Однако пойдем по порядку. Осенью 1979 года картина была запу­щена, и мы с Гориным приступили к написанию режиссерского сце­нария. Это был самый счастливый, безмятежный этап в создании фильма. Еще не развернулись в своем доносительрком марше госкиновские доброхоты, еще режиссерский сценарий – по сути, оконча­тельный проект фильма – не лег в своей неотвратимости на пись­менные столы руководителей Гостелерадио. И главное, еще не со­вершилось событие, которое в корне переломило отношение к нашей стране за рубежом и переменило многое внутри страны. Речь идет о вторжении наших войск в Афганистан.

В конце декабря 1979 года я закончил написание режиссерского сценария, а 28 декабря Советская Армия начала военные действия на афганской территории. Это события, конечно, несоизмеримые, и я их ставлю рядом только потому, что рассказываю о своей работе, о картине, о том, как внешние обстоятельства ожесточали внутренние. На афганских полях лилась настоящая кровь, а здесь – чернильная, и тем не менее...

Руководящие отклики на режиссерский сценарий последовали не­медленно. Перед самым Новым, 1980-м годом нас – Горина и меня – вызвали к первому заму Лапина – Э. Н. Мамедову, челове­ку талантливому, умному, в чем-то блестящему, мгновенно ориенти­рующемуся, который, что называется, "сечет" с полуслова. От обще­ния с ним всегда возникало ощущение, что он видит тебя насквозь, причем проявляет твои скрытые дурные намерения и наклонности.

Перед визитом к Мамедову нас приняли руководители "Экра­на" – Б. Хессин и Г. Грошев. Они бормотали что-то о "неправиль­ной ориентации режиссерского сценария". Мы поначалу не понима­ли, чего они хотят, так как вещи своими именами не назывались, – Хессин с Трошевым все юлили, ходили вокруг да около.

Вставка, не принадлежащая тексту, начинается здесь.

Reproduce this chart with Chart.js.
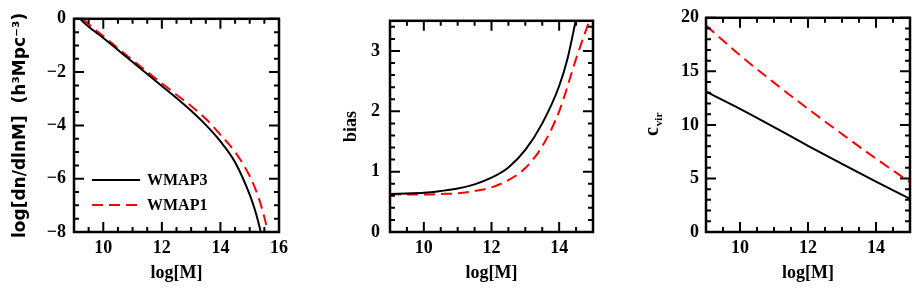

Тогда мы с Гориным взорвались, повысили голос и стали говорить, что не пони­маем мелочных придирок. И тут руководители "Экрана" открыли карты: оказывается, встал вопрос о закрытии "Гусара". "Дело в том, – мы не верили своим ушам, – что в сценарии очернено "тре­тье отделение". Этой тайной канцелярии времен Николая Первого в вашем сценарии придано слишком большое значение, и изображена она чересчур негативно..."

Господи! Думал ли Бенкендорф, что через сто с лишним лет его честь будут защищать коммунисты, руководители советского телеви­дения, активные "строители социалистической России"!

Конечно, забота о "третьем отделении" была понятна: руководи­тели "Экрана" до смерти боялись огорчить ведомство, расположен­ное на площади Дзержинского. Они не понимали, что, ставя знак равенства между "третьим отделением" времен царизма и нынешней госбезопасностью, они выдавали себя с головой. Они, конечно, уга­дали наши намерения и стремились, обеляя николаевскую жандармерию, вступиться тем самым за КГБ.

Потом нас поволокли к Мамедову. Энвер Назимович на этот раз был не совсем "в форме". В его кабинете на экранах многочислен­ных телевизионных мониторов мелькали скованные, с испуганными глазами, лица, которые косноязычно или же читая по бумажке ка­зенные слова одобряли "помощь" Афганистану.

Мамедов довольно путано объяснил нам сложность международ­ной ситуации, говорил что-то о Саудовской Аравии, о проливах между Азией и Африкой. Эти проливы, по сути, нефтяное горло, ко­торое мы, войдя в Афганистан, сможем взять рукой... В общем, "тре­тье отделение" надо из сценария убрать, или же картину придется за­крыть.

Мы вышли оглушенные. Мы не ждали подобного поворота и оказались к нему не готовы. А сценарий был закончен, он был уже выверен для типографии, прошел все положенные инстанции для пе­чати. Короче, его можно было отдавать в мосфильмовскую типогра­фию – печатать!

Однако после визита в Останкино стало ясно – по этому сцена­рию снимать уже не удастся. Или его придется коренным образом переработать, или картина попросту не состоится. И тогда я сказал своему соавтору:

– Гриша, пока на Мосфильме не знают о нашем разговоре с Мамедовым, надо отдать этот вариант печатать в типографию. Через несколько дней уже будет поздно, печатать не разрешат, а так, понимаешь, у нас будет существовать в типографском виде то, что мы на­писали. Еще не изуродованное поправками. Да при этом утвержден­ное "ЛИТом", то есть цензурой. Пусть тираж всего 200 экземпляров, но сценарий перестанет быть нелегальщиной. Его можно будет пока­зывать, давать читать кому угодно, даже иностранцу.